**Given problem:** Spot each line in the records below where the word "uses" occurs, then copy it.

**Data shown:**
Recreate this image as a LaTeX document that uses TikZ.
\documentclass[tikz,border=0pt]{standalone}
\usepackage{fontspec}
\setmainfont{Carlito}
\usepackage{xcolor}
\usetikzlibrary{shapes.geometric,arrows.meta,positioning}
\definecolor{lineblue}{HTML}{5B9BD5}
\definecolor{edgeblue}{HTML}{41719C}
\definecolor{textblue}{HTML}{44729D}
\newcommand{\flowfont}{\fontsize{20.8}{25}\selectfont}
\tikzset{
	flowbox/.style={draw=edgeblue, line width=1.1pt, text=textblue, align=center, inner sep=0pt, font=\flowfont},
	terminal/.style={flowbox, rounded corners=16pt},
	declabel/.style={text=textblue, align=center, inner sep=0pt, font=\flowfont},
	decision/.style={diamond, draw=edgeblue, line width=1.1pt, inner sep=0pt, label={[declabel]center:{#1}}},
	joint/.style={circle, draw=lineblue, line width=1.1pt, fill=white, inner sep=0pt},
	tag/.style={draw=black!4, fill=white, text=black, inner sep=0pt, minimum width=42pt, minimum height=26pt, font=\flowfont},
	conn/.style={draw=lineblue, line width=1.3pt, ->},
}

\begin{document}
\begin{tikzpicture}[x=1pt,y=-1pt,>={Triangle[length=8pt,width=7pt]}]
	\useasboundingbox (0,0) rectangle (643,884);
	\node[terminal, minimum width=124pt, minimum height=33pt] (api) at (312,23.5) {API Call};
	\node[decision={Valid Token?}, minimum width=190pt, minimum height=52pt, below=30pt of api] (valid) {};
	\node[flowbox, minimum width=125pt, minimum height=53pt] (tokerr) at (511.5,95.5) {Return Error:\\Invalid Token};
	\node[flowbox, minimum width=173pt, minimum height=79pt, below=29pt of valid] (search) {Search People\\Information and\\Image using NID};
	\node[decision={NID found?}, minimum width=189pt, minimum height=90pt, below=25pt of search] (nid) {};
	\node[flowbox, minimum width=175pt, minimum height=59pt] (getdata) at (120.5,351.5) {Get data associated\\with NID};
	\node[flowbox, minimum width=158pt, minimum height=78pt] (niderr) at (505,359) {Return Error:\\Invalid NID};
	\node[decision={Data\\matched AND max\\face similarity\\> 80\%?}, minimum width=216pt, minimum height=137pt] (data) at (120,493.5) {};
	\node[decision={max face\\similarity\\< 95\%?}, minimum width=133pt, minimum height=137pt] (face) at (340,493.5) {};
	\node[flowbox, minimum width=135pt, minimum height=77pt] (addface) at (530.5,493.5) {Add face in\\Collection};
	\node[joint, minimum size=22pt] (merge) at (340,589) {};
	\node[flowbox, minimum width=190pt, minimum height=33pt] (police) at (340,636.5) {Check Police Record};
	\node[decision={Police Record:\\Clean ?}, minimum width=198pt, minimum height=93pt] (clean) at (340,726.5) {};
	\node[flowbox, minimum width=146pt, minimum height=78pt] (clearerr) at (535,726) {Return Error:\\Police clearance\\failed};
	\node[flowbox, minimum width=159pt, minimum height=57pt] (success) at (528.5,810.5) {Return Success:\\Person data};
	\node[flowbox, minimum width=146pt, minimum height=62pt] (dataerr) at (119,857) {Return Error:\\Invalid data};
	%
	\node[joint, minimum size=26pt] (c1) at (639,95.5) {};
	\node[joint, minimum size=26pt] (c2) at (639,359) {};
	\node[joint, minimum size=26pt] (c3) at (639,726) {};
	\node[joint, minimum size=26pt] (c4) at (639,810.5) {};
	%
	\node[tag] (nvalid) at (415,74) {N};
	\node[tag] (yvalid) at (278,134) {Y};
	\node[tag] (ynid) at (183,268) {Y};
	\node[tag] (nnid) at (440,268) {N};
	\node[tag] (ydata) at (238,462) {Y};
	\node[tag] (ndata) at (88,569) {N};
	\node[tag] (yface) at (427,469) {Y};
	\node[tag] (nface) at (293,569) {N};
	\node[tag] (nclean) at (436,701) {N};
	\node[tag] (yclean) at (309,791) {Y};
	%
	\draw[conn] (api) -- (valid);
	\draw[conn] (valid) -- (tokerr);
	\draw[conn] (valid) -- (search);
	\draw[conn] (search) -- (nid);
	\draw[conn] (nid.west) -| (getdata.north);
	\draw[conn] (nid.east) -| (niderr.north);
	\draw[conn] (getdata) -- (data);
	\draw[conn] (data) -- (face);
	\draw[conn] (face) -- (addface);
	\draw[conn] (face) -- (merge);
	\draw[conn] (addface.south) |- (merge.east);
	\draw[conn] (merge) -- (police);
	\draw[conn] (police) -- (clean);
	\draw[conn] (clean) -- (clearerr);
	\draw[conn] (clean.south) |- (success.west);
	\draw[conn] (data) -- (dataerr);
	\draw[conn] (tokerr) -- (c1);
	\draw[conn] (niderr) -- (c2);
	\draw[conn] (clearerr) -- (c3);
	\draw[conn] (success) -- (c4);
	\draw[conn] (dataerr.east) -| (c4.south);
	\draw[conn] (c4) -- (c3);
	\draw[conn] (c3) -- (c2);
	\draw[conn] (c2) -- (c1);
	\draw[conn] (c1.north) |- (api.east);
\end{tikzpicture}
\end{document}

==

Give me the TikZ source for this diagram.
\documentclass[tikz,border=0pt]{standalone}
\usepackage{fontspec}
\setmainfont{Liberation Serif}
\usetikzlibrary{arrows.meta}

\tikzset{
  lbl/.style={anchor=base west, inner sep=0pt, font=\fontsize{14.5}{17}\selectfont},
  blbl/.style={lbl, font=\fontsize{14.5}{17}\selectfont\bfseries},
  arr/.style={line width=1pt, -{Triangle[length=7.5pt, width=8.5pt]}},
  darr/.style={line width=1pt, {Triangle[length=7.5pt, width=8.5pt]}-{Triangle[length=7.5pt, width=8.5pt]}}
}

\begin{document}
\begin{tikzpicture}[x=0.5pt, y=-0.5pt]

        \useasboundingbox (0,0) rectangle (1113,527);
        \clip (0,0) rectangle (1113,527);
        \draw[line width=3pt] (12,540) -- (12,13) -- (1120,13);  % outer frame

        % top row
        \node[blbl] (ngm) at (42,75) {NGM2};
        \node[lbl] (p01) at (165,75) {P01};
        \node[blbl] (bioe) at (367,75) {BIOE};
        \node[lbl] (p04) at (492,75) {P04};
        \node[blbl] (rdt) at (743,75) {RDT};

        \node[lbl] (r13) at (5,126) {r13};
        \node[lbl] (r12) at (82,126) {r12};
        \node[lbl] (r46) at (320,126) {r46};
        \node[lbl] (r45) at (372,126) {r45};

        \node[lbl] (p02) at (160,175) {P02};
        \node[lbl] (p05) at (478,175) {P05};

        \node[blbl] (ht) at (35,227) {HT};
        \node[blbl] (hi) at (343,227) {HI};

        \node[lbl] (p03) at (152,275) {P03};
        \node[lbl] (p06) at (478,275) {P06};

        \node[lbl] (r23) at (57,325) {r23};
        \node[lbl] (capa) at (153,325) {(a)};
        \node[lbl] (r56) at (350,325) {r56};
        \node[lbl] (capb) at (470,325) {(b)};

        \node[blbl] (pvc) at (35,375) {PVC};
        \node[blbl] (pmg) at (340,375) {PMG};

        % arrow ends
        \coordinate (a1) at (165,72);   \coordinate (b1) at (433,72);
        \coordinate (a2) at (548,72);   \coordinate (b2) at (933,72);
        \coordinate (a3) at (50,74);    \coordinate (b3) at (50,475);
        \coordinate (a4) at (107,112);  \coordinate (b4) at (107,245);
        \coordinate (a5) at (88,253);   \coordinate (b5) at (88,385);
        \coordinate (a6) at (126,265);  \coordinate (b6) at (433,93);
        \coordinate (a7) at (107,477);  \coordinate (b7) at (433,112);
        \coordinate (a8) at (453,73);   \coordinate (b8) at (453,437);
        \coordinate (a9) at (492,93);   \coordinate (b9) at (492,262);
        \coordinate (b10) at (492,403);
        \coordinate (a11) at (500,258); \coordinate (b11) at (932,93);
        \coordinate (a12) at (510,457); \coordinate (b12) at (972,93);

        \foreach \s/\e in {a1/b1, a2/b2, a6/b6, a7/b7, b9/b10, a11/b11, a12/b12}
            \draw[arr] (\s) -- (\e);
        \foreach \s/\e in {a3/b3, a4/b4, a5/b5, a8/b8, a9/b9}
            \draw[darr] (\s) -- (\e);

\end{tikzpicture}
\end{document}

==

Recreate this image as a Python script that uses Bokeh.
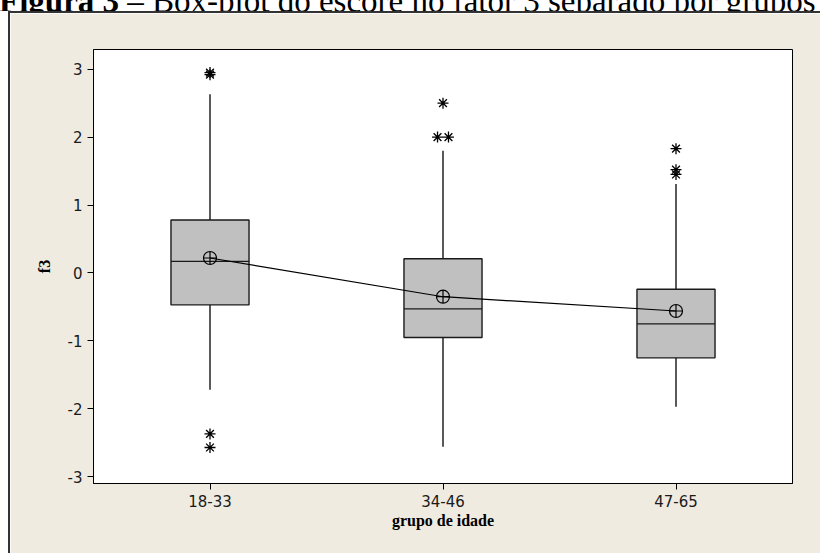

**Answer to the task:**
Recreate this image as a LaTeX document that uses TikZ.
Recreate this image as a Python script that uses Bokeh.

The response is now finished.